╭──

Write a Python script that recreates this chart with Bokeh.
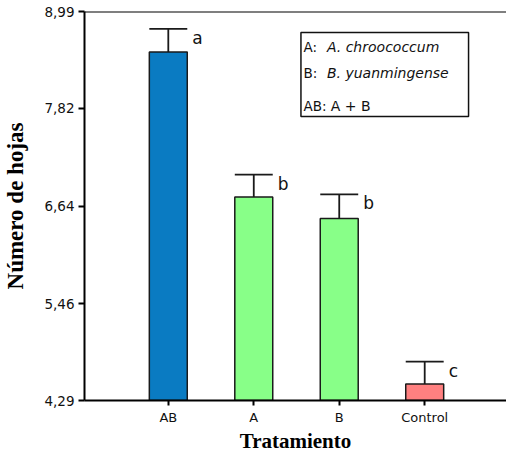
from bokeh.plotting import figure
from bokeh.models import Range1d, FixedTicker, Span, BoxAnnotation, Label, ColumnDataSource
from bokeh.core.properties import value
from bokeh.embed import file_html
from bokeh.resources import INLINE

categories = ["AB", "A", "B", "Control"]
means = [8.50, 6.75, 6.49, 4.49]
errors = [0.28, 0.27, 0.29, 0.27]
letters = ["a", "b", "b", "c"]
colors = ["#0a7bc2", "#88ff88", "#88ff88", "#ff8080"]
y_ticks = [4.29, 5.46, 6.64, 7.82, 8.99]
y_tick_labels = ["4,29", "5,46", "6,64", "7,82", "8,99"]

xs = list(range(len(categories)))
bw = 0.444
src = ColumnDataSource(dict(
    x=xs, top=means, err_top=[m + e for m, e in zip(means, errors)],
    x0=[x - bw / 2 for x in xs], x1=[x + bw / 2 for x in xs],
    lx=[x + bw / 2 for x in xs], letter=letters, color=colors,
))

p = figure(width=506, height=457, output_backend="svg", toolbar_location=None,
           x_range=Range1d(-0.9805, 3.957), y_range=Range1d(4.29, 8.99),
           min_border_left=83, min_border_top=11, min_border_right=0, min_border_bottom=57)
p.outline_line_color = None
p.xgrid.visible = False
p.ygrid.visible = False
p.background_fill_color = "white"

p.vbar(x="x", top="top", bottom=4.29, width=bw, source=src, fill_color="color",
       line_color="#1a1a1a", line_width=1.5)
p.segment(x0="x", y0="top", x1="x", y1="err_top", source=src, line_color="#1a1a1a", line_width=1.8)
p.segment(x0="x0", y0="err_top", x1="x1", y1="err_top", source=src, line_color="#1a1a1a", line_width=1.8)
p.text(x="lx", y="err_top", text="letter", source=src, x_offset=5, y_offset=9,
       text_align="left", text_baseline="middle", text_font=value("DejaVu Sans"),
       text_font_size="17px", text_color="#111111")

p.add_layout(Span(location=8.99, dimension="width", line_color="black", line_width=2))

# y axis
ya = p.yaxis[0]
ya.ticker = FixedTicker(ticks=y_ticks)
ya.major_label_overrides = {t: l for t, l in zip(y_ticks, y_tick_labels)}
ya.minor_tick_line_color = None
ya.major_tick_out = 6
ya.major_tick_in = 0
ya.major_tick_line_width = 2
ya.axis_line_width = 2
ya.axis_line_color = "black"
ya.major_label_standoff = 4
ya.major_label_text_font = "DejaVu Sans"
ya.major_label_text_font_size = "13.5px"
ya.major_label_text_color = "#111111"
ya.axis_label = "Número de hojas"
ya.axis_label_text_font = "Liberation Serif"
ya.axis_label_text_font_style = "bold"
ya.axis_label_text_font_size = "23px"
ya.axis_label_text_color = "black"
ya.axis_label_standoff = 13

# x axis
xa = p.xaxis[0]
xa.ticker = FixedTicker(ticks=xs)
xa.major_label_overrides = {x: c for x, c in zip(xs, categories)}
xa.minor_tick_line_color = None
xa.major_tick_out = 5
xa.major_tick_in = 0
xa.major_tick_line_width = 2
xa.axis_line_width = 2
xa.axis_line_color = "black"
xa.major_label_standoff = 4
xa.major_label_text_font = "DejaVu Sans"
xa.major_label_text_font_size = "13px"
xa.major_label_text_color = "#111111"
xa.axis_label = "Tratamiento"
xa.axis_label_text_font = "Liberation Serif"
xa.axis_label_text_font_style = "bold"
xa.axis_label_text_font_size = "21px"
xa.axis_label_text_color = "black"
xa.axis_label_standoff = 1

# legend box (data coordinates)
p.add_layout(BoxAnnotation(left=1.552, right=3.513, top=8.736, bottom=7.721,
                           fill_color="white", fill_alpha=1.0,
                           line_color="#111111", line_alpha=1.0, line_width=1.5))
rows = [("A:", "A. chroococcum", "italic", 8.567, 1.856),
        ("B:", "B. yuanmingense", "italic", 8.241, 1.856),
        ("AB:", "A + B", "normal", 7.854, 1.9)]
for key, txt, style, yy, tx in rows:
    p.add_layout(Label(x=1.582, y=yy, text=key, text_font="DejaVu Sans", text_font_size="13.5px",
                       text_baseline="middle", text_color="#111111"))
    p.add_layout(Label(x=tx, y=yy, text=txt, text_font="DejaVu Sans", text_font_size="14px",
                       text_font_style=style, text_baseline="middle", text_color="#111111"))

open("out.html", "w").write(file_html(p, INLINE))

╰──

• [The request]: Give all the lines above again, character for character, without pictures.

• [Result]:
Write a Python script that recreates this chart with Bokeh.
from bokeh.plotting import figure
from bokeh.models import Range1d, FixedTicker, Span, BoxAnnotation, Label, ColumnDataSource
from bokeh.core.properties import value
from bokeh.embed import file_html
from bokeh.resources import INLINE

categories = ["AB", "A", "B", "Control"]
means = [8.50, 6.75, 6.49, 4.49]
errors = [0.28, 0.27, 0.29, 0.27]
letters = ["a", "b", "b", "c"]
colors = ["#0a7bc2", "#88ff88", "#88ff88", "#ff8080"]
y_ticks = [4.29, 5.46, 6.64, 7.82, 8.99]
y_tick_labels = ["4,29", "5,46", "6,64", "7,82", "8,99"]

xs = list(range(len(categories)))
bw = 0.444
src = ColumnDataSource(dict(
    x=xs, top=means, err_top=[m + e for m, e in zip(means, errors)],
    x0=[x - bw / 2 for x in xs], x1=[x + bw / 2 for x in xs],
    lx=[x + bw / 2 for x in xs], letter=letters, color=colors,
))

p = figure(width=506, height=457, output_backend="svg", toolbar_location=None,
           x_range=Range1d(-0.9805, 3.957), y_range=Range1d(4.29, 8.99),
           min_border_left=83, min_border_top=11, min_border_right=0, min_border_bottom=57)
p.outline_line_color = None
p.xgrid.visible = False
p.ygrid.visible = False
p.background_fill_color = "white"

p.vbar(x="x", top="top", bottom=4.29, width=bw, source=src, fill_color="color",
       line_color="#1a1a1a", line_width=1.5)
p.segment(x0="x", y0="top", x1="x", y1="err_top", source=src, line_color="#1a1a1a", line_width=1.8)
p.segment(x0="x0", y0="err_top", x1="x1", y1="err_top", source=src, line_color="#1a1a1a", line_width=1.8)
p.text(x="lx", y="err_top", text="letter", source=src, x_offset=5, y_offset=9,
       text_align="left", text_baseline="middle", text_font=value("DejaVu Sans"),
       text_font_size="17px", text_color="#111111")

p.add_layout(Span(location=8.99, dimension="width", line_color="black", line_width=2))

# y axis
ya = p.yaxis[0]
ya.ticker = FixedTicker(ticks=y_ticks)
ya.major_label_overrides = {t: l for t, l in zip(y_ticks, y_tick_labels)}
ya.minor_tick_line_color = None
ya.major_tick_out = 6
ya.major_tick_in = 0
ya.major_tick_line_width = 2
ya.axis_line_width = 2
ya.axis_line_color = "black"
ya.major_label_standoff = 4
ya.major_label_text_font = "DejaVu Sans"
ya.major_label_text_font_size = "13.5px"
ya.major_label_text_color = "#111111"
ya.axis_label = "Número de hojas"
ya.axis_label_text_font = "Liberation Serif"
ya.axis_label_text_font_style = "bold"
ya.axis_label_text_font_size = "23px"
ya.axis_label_text_color = "black"
ya.axis_label_standoff = 13

# x axis
xa = p.xaxis[0]
xa.ticker = FixedTicker(ticks=xs)
xa.major_label_overrides = {x: c for x, c in zip(xs, categories)}
xa.minor_tick_line_color = None
xa.major_tick_out = 5
xa.major_tick_in = 0
xa.major_tick_line_width = 2
xa.axis_line_width = 2
xa.axis_line_color = "black"
xa.major_label_standoff = 4
xa.major_label_text_font = "DejaVu Sans"
xa.major_label_text_font_size = "13px"
xa.major_label_text_color = "#111111"
xa.axis_label = "Tratamiento"
xa.axis_label_text_font = "Liberation Serif"
xa.axis_label_text_font_style = "bold"
xa.axis_label_text_font_size = "21px"
xa.axis_label_text_color = "black"
xa.axis_label_standoff = 1

# legend box (data coordinates)
p.add_layout(BoxAnnotation(left=1.552, right=3.513, top=8.736, bottom=7.721,
                           fill_color="white", fill_alpha=1.0,
                           line_color="#111111", line_alpha=1.0, line_width=1.5))
rows = [("A:", "A. chroococcum", "italic", 8.567, 1.856),
        ("B:", "B. yuanmingense", "italic", 8.241, 1.856),
        ("AB:", "A + B", "normal", 7.854, 1.9)]
for key, txt, style, yy, tx in rows:
    p.add_layout(Label(x=1.582, y=yy, text=key, text_font="DejaVu Sans", text_font_size="13.5px",
                       text_baseline="middle", text_color="#111111"))
    p.add_layout(Label(x=tx, y=yy, text=txt, text_font="DejaVu Sans", text_font_size="14px",
                       text_font_style=style, text_baseline="middle", text_color="#111111"))

open("out.html", "w").write(file_html(p, INLINE))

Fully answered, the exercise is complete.